Lo cierto es que el atractivo del relato del médico —el lector espera encontrar descripciones de su actuación en las trincheras, de los efectos de la metralla y la crudeza de la guerra; vamos, un punto de vista menos conocido— se difumina a medida que su periplo avanza del frente del Norte a la ofensiva sobre Cataluña, pasando por Toledo o la campaña de Aragón. Pero no se le puede tachar de embustero cuando en el prólogo ya avisa que no es la suya la pluma de Hemingway: "No esperes encontrar en este diario una vívida narración de los hechos en los que he participado y de los cuales he sido testigo. Hubiese sido necesario poseer dotes de escritor que no forman parte de mi patrimonio intelectual".
Los apuntes de Héctor Colmegna, que no dejan de ser una descripción del recorrido que hizo con sus compañeros de la Primera Bandera de Falange de Navarra marcada por sus creencias religiosas y donde abundan frases de admiración "por la gesta realizada por los soldados de Franco" y a "los caídos, que morían invocando el nombre de Dios, con la visión clara de una Patria grande y próspera en un futuro cercano", arrojan, sin embargo, algunas anécdotas reseñables.
Una semana pasó el doctor en Pamplona en sus primeros contactos con la guerra y allí, curiosamente, atendió a Juan Antonio Ansaldo, el aviador que que pilotaba la avioneta destinada a transportar de España a Portugal al "desventurado" general Sanjurjo y que se estrelló el 20 de julio de 1936. El cabecilla del golpe falleció en el accidente mientras que Ansaldo quedó herido leve. "A ver si usted, como médico, le convence de que no se vaya aún... Las heridas de las piernas no están todavía cicatrizadas", le dice a Colmegna la esposa del piloto, que quería volver a subirse a un avión para asistir a la toma de Madrid.
El médico argentino desmenuza en unos pocos párrafos el funcionamiento del servicio militar sanitario de la Bandera durante las operaciones, dedicándole mucho más espacio a relatar la impecable actuación de las tropas sublevadas con los prisioneros enemigos. "Cuando me vio llegar, me miró con temor", cuenta sobre un herido republicano que atendió el 2 de enero de 1939 en el frente de Cataluña. "Le habían dicho tantas veces que las fuerzas de Franco remataban a los heridos que creyó llegada su última hora.
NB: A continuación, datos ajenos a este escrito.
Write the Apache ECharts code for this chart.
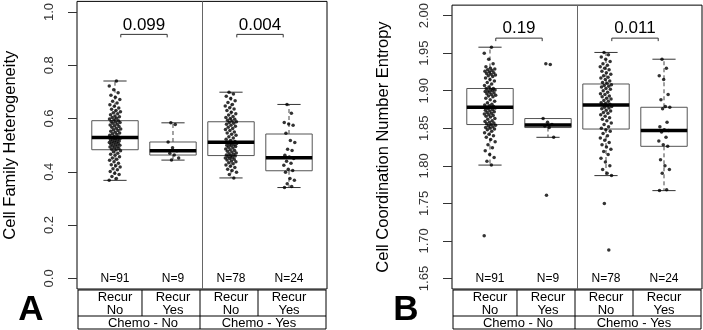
<!DOCTYPE html>
<html>
<head>
<meta charset="utf-8">
<script src="https://cdn.jsdelivr.net/npm/echarts@6/dist/echarts.min.js"></script>
<style>
html, body { margin: 0; padding: 0; background: #fff; }
#chart { width: 703px; height: 330px; }
</style>
</head>
<body>
<div id="chart"></div>
<script>
// groups: 1 Chemo-No/Recur-No, 2 Chemo-No/Recur-Yes, 3 Chemo-Yes/Recur-No, 4 Chemo-Yes/Recur-Yes
var recurLabels = ["Recur\nNo", "Recur\nYes", "Recur\nNo", "Recur\nYes"];
var chemoLabels = ["Chemo - No", "Chemo - Yes"];
var nLabels = ["N=91", "N=9", "N=78", "N=24"];

var ticksA = [0, 0.2, 0.4, 0.6, 0.8, 1.0];
var ticksB = [1.65, 1.70, 1.75, 1.80, 1.85, 1.90, 1.95, 2.00];

var pA = ["0.099", "0.004"];
var pB = ["0.19", "0.011"];

// box stats: [min, q1, median, q3, max]
var boxA = [
  [0.368, 0.483, 0.529, 0.592, 0.741],
  [0.444, 0.463, 0.479, 0.512, 0.584],
  [0.377, 0.461, 0.511, 0.588, 0.699],
  [0.341, 0.404, 0.453, 0.542, 0.653]
];
var boxB = [
  [1.801, 1.855, 1.878, 1.903, 1.958],
  [1.838, 1.851, 1.8545, 1.863, 1.863],
  [1.787, 1.849, 1.881, 1.909, 1.951],
  [1.767, 1.826, 1.847, 1.878, 1.942]
];

// Cell Family Heterogeneity, per patient
var hetA1 = [0.368, 0.375, 0.382, 0.390, 0.395, 0.401, 0.408, 0.412, 0.418, 0.423, 0.427, 0.432, 0.438, 0.443, 0.447, 0.452, 0.457, 0.462, 0.466, 0.470, 0.475, 0.479,
  0.483, 0.485, 0.488, 0.490, 0.493, 0.495, 0.497, 0.500, 0.502, 0.504, 0.506, 0.508, 0.510, 0.512, 0.514, 0.516, 0.518, 0.520, 0.522, 0.524, 0.526, 0.527, 0.529,
  0.531, 0.534, 0.537, 0.540, 0.543, 0.546, 0.549, 0.552, 0.555, 0.558, 0.561, 0.564, 0.567, 0.570, 0.573, 0.576, 0.579, 0.582, 0.585, 0.587, 0.589, 0.592,
  0.595, 0.598, 0.601, 0.604, 0.607, 0.610, 0.614, 0.618, 0.622, 0.626, 0.630, 0.635, 0.640, 0.646, 0.652, 0.658, 0.665, 0.672, 0.680, 0.688, 0.697, 0.708, 0.722, 0.741];
var hetA2 = [0.444, 0.452, 0.463, 0.470, 0.479, 0.490, 0.512, 0.578, 0.584];
var hetA3 = [0.377, 0.390, 0.398, 0.405, 0.410, 0.416, 0.421, 0.426, 0.430, 0.434, 0.438, 0.441, 0.444, 0.447, 0.450, 0.452, 0.455, 0.457, 0.459,
  0.461, 0.463, 0.466, 0.468, 0.471, 0.474, 0.477, 0.480, 0.483, 0.486, 0.489, 0.492, 0.495, 0.498, 0.500, 0.502, 0.504, 0.506, 0.508, 0.511,
  0.514, 0.518, 0.522, 0.527, 0.532, 0.537, 0.541, 0.546, 0.550, 0.555, 0.559, 0.563, 0.567, 0.571, 0.575, 0.579, 0.582, 0.585, 0.588,
  0.591, 0.594, 0.597, 0.600, 0.604, 0.608, 0.613, 0.618, 0.624, 0.630, 0.636, 0.641, 0.647, 0.653, 0.660, 0.667, 0.675, 0.684, 0.692, 0.699];
var hetA4 = [0.341, 0.345, 0.355, 0.368, 0.375, 0.398, 0.405, 0.410, 0.425, 0.432, 0.440, 0.450,
  0.456, 0.462, 0.480, 0.485, 0.510, 0.518, 0.545, 0.575, 0.580, 0.585, 0.620, 0.653];

// Cell Coordination Number Entropy, per patient
var entB1 = [1.707, 1.801, 1.806, 1.811, 1.815, 1.820, 1.824, 1.828, 1.832, 1.835, 1.838, 1.840, 1.842, 1.844, 1.846, 1.848, 1.849, 1.850, 1.851, 1.852, 1.853, 1.854, 1.855,
  1.856, 1.857, 1.858, 1.859, 1.860, 1.862, 1.863, 1.865, 1.866, 1.867, 1.868, 1.869, 1.870, 1.871, 1.872, 1.873, 1.874, 1.875, 1.876, 1.877, 1.878, 1.878,
  1.879, 1.880, 1.881, 1.882, 1.884, 1.886, 1.888, 1.890, 1.892, 1.893, 1.894, 1.895, 1.896, 1.897, 1.898, 1.899, 1.900, 1.900, 1.901, 1.902, 1.903, 1.903,
  1.905, 1.907, 1.909, 1.911, 1.913, 1.915, 1.917, 1.919, 1.920, 1.921, 1.922, 1.923, 1.924, 1.925, 1.926, 1.927, 1.928, 1.929, 1.930, 1.932, 1.936, 1.942, 1.950, 1.958];
var entB2 = [1.761, 1.838, 1.851, 1.853, 1.855, 1.858, 1.863, 1.935, 1.936];
var entB3 = [1.688, 1.750, 1.787, 1.790, 1.795, 1.800, 1.805, 1.810, 1.815, 1.819, 1.822, 1.825, 1.828, 1.831, 1.834, 1.837, 1.840, 1.843, 1.846, 1.848,
  1.850, 1.852, 1.855, 1.857, 1.860, 1.862, 1.864, 1.866, 1.868, 1.870, 1.871, 1.873, 1.874, 1.876, 1.877, 1.878, 1.879, 1.880, 1.881,
  1.882, 1.883, 1.884, 1.886, 1.887, 1.889, 1.890, 1.892, 1.893, 1.895, 1.896, 1.898, 1.900, 1.902, 1.903, 1.905, 1.906, 1.907, 1.908,
  1.910, 1.911, 1.913, 1.915, 1.917, 1.918, 1.920, 1.922, 1.924, 1.926, 1.928, 1.930, 1.932, 1.934, 1.936, 1.939, 1.942, 1.945, 1.948, 1.951];
var entB4 = [1.767, 1.768, 1.790, 1.795, 1.800, 1.808, 1.826, 1.828, 1.833, 1.838, 1.845, 1.847,
  1.848, 1.852, 1.858, 1.876, 1.878, 1.879, 1.888, 1.895, 1.915, 1.920, 1.930, 1.942];

var FONT = "'Liberation Sans', Arial, sans-serif";
var gridA = { left: 77, top: 1, width: 250, height: 288 };
var gridB = { left: 452, top: 1, width: 250, height: 288 };

// spread the points sideways like R's jitter (fixed pattern, not random)
function strip(groups) {
  var out = [];
  groups.forEach(function (vals, g) {
    vals.forEach(function (v, j) {
      var off = (((j * 0.6180339887 + g * 0.37) % 1) - 0.5) * 0.2;
      out.push([g + 1 + off, v]);
    });
  });
  return out;
}

function drawBox(params, api) {
  var x = api.value(0);
  var w = api.size([0.8, 0])[0];
  var pMin = api.coord([x, api.value(1)]);
  var pQ1 = api.coord([x, api.value(2)]);
  var pMed = api.coord([x, api.value(3)]);
  var pQ3 = api.coord([x, api.value(4)]);
  var pMax = api.coord([x, api.value(5)]);
  var cx = pMed[0];
  var dash = { stroke: "#444", lineWidth: 1, lineDash: [4, 3] };
  var solid = { stroke: "#333", lineWidth: 1 };
  return {
    type: "group",
    children: [
      { type: "line", shape: { x1: cx, y1: pQ3[1], x2: cx, y2: pMax[1] }, style: dash },
      { type: "line", shape: { x1: cx, y1: pQ1[1], x2: cx, y2: pMin[1] }, style: dash },
      { type: "line", shape: { x1: cx - w / 4, y1: pMax[1], x2: cx + w / 4, y2: pMax[1] }, style: solid },
      { type: "line", shape: { x1: cx - w / 4, y1: pMin[1], x2: cx + w / 4, y2: pMin[1] }, style: solid },
      { type: "rect", shape: { x: cx - w / 2, y: pQ3[1], width: w, height: pQ1[1] - pQ3[1] },
        style: { fill: "#fff", stroke: "#555", lineWidth: 1 } },
      { type: "line", shape: { x1: cx - w / 2, y1: pMed[1], x2: cx + w / 2, y2: pMed[1] },
        style: { stroke: "#000", lineWidth: 3.5 } }
    ]
  };
}

function bracketRenderer(texts) {
  return function (params, api) {
    var g = api.value(0);
    var cs = params.coordSys;
    var x1 = api.coord([g + 0.1, 0])[0];
    var x2 = api.coord([g + 0.9, 0])[0];
    var y = cs.y + 33;
    return {
      type: "group",
      children: [
        { type: "polyline", shape: { points: [[x1, y + 3], [x1, y], [x2, y], [x2, y + 3]] },
          style: { stroke: "#333", lineWidth: 1, fill: null } },
        { type: "text", x: (x1 + x2) / 2, y: y - 1,
          style: { text: texts[params.dataIndex], font: "17px " + FONT, fill: "#000",
                   align: "center", verticalAlign: "bottom" } }
      ]
    };
  };
}

function countRenderer(params, api) {
  var cs = params.coordSys;
  var x = api.coord([api.value(0), 0])[0];
  return {
    type: "text", x: x, y: cs.y + cs.height - 10,
    style: { text: nLabels[params.dataIndex], font: "12px " + FONT, fill: "#000",
             align: "center", verticalAlign: "middle" }
  };
}

function yAxis(idx, min, max, ticks, digits, name, gap) {
  return {
    type: "value", gridIndex: idx, min: min, max: max,
    name: name, nameLocation: "middle", nameRotate: 90, nameGap: gap,
    nameTextStyle: { fontFamily: FONT, fontSize: 16.5, color: "#000" },
    axisLine: { show: false },
    axisTick: { show: true, length: 9, customValues: ticks, lineStyle: { color: "#333" } },
    axisLabel: { customValues: ticks, rotate: 90, margin: 21, fontFamily: FONT, fontSize: 13,
                 color: "#333", formatter: function (v) { return v.toFixed(digits); } },
    splitLine: { show: false }
  };
}

function xAxis(idx) {
  return { type: "value", gridIndex: idx, min: 0.345, max: 4.655, show: false };
}

var divider = {
  symbol: "none", silent: true, label: { show: false },
  lineStyle: { color: "#666", type: "solid", width: 1 },
  data: [{ xAxis: 2.5 }]
};

var groupIdx = [[1], [2], [3], [4]];
var chart = echarts.init(document.getElementById("chart"));
chart.setOption({
  animation: false,
  grid: [
    Object.assign({ show: true, borderColor: "#000", borderWidth: 1 }, gridA),
    Object.assign({ show: true, borderColor: "#000", borderWidth: 1 }, gridB)
  ],
  xAxis: [xAxis(0), xAxis(1)],
  yAxis: [
    yAxis(0, -0.04, 1.04, ticksA, 1, "Cell Family Heterogeneity", 58),
    yAxis(1, 1.636, 2.014, ticksB, 2, "Cell Coordination Number Entropy", 60)
  ],
  series: [
    { type: "custom", xAxisIndex: 0, yAxisIndex: 0, renderItem: drawBox, z: 2,
      data: boxA.map(function (b, i) { return [i + 1].concat(b); }), markLine: divider },
    { type: "custom", xAxisIndex: 1, yAxisIndex: 1, renderItem: drawBox, z: 2,
      data: boxB.map(function (b, i) { return [i + 1].concat(b); }), markLine: divider },
    { type: "scatter", xAxisIndex: 0, yAxisIndex: 0, z: 3, symbolSize: 3.5,
      itemStyle: { color: "#000" }, data: strip([hetA1, hetA2, hetA3, hetA4]) },
    { type: "scatter", xAxisIndex: 1, yAxisIndex: 1, z: 3, symbolSize: 3.5,
      itemStyle: { color: "#000" }, data: strip([entB1, entB2, entB3, entB4]) },
    { type: "custom", xAxisIndex: 0, yAxisIndex: 0, renderItem: bracketRenderer(pA), data: [[1], [3]] },
    { type: "custom", xAxisIndex: 1, yAxisIndex: 1, renderItem: bracketRenderer(pB), data: [[1], [3]] },
    { type: "custom", xAxisIndex: 0, yAxisIndex: 0, renderItem: countRenderer, data: groupIdx },
    { type: "custom", xAxisIndex: 1, yAxisIndex: 1, renderItem: countRenderer, data: groupIdx }
  ]
});

// category table under each panel, plus the panel letters
function table(axisIdx, grid, letter) {
  var px = function (v) { return chart.convertToPixel({ xAxisIndex: axisIdx }, v); };
  var left = grid.left + 1, right = grid.left + grid.width - 1;
  var top = grid.top + grid.height + 1, mid = top + 26, bot = top + 39;
  var line = function (x1, y1, x2, y2) {
    return { type: "line", shape: { x1: x1, y1: y1, x2: x2, y2: y2 }, style: { stroke: "#000", lineWidth: 1 } };
  };
  var els = [
    { type: "rect", shape: { x: left, y: top, width: right - left, height: bot - top },
      style: { fill: null, stroke: "#000", lineWidth: 1 } },
    line(left, mid, right, mid),
    line(px(1.5) - 2, top, px(1.5) - 2, mid),
    line(px(2.5) - 2, top, px(2.5) - 2, bot),
    line(px(3.5) - 2, top, px(3.5) - 2, mid)
  ];
  recurLabels.forEach(function (t, i) {
    els.push({ type: "text", x: px(i + 1), y: top + 1,
      style: { text: t, font: "13px " + FONT, lineHeight: 13, fill: "#000", align: "center", verticalAlign: "top" } });
  });
  chemoLabels.forEach(function (t, i) {
    els.push({ type: "text", x: px(2 * i + 1.5) - 1, y: (mid + bot) / 2 + 0.5,
      style: { text: t, font: "13px " + FONT, fill: "#000", align: "center", verticalAlign: "middle" } });
  });
  els.push({ type: "text", x: grid.left - 46, y: 328,
    style: { text: letter, font: "bold 35px " + FONT, fill: "#000", align: "center", verticalAlign: "bottom" } });
  return els;
}

chart.setOption({ graphic: table(0, gridA, "A").concat(table(1, gridB, "B")) });
</script>
</body>
</html>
Hicimos lo posible por tranquilizarle y le colocamos en una camilla. Antes de ser evacuado, sin saber cómo expresar su gratitud y con emoción vivísima, nos cogió las manos y las besó con exaltación". Y así otros muchos ejemplos.
No hay en el diario Héctor Colmegna menciones a la represión perpetrada por los sublevados, a los fusilamientos; y sí, y bastantes, al "terror rojo". El maniqueísmo de la Guerra Civil. La explicación, el espíritu justiciero y reconversor sin necesidad de sangre de su batallón: "Por todos los parajes donde pasó, la Bandera trató siempre de predicar con el ejemplo. Nuestra mayor ilusión era devolver a aquella gente el espíritu cristiano que los marxistas en su guerra sin cuartel contra le religión habían tratado de destruir sin conseguirlo".
Describe Colmegna la celebración de misas en lugares ilustres que iban arrebatando a los republicanos, como el de Covadonga; y todos los rituales de los requetés carlistas: "Al anochecer, nuestras compañías rezaban el rosario. Después cantaban el himno de la Falange y daban gritos de Franco, Franco, Franco. ¡Todo eso se hacía a unos cincuenta metros de las líneas enemigas!". Al dictador lo vio por primera vez durante el desfile militar para celebrar la toma de Barcelona, y tampoco se contuvo en elogios: "Su semblante conmovido irradiaba bondad. Su expresión era modesta y enérgica".